Subiela filma com considerável talento a sua história, a começar por dar igual atenção a todos os personagens diretamente envolvidos no triângulo amoroso que está no centro da história, o que faz com que acreditemos piamente nela. Filma com enorme generosidade seus personagens, e adiciona humor na pitada exata para não tornar o drama dos personagens nem auto-importante, nem chanchadesco. Além disso, sabe rechear de graça os personagens secundários, criando alguns tipos inesquecíveis (como o motorista de táxi argentino filósofo) ou simplesmente ridículos, na medida certa (o amante psicanalista da esposa).

Mas, o que mais impressiona em Subiela é sua capacidade de levar suas propostas até o fim, mesmo quando elas se aproximam bastante do brega ou do humor rasgado. Sempre que ele faz isso, sem piscar, o espectador não tem opção além de comprar o jogo dele – visto que claramente ele o compra sem titubear. Em especial, isso é marcante no primeiro beijo do doutor Ruiz e Delia, a jovem argentina, onde temos uma longa série de cortes em movimento, que vão do aeroporto para a cama da casa dela. Também vale para a clássica cena cômica do encontro dos casais de amantes no restaurante – uma variação tão usada que achamos que cairá no lugar-comum, mas que Subiela subverte mais de uma vez.

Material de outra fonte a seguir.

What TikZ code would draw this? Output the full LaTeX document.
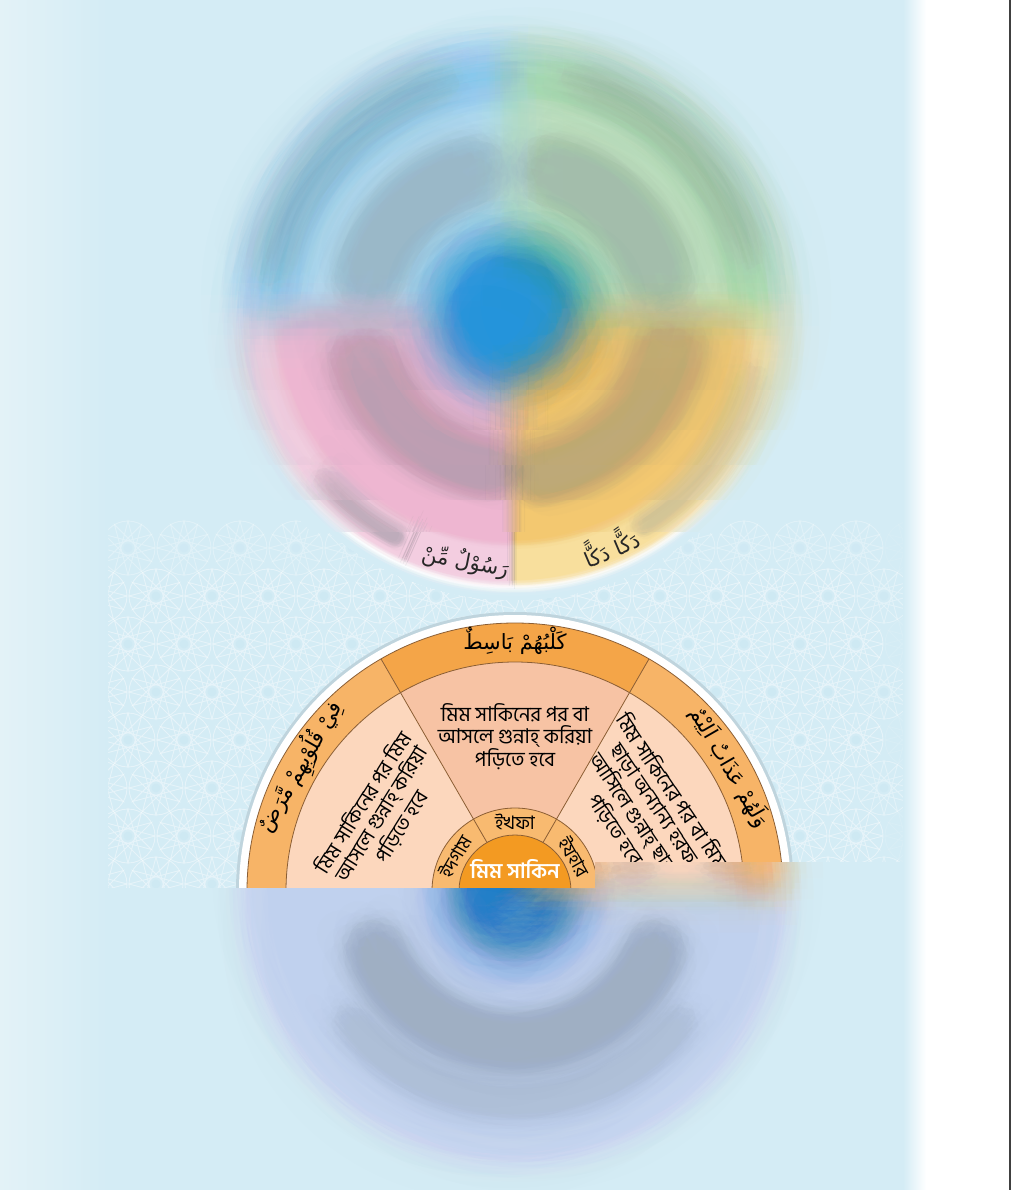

E assim ele vai, de cena em cena, conquistando o espectador com seu cinema que não se propõe a nada mais do que recriar com algum frescor os entrechos amorosos que assombram homens e mulheres desde que o mundo é mundo. Pouca pretensão? Talvez, mas solucionar esta pequena obra com a delicadeza e o olho atento que Subiela demonstra também não deve ser considerado feito desprezível.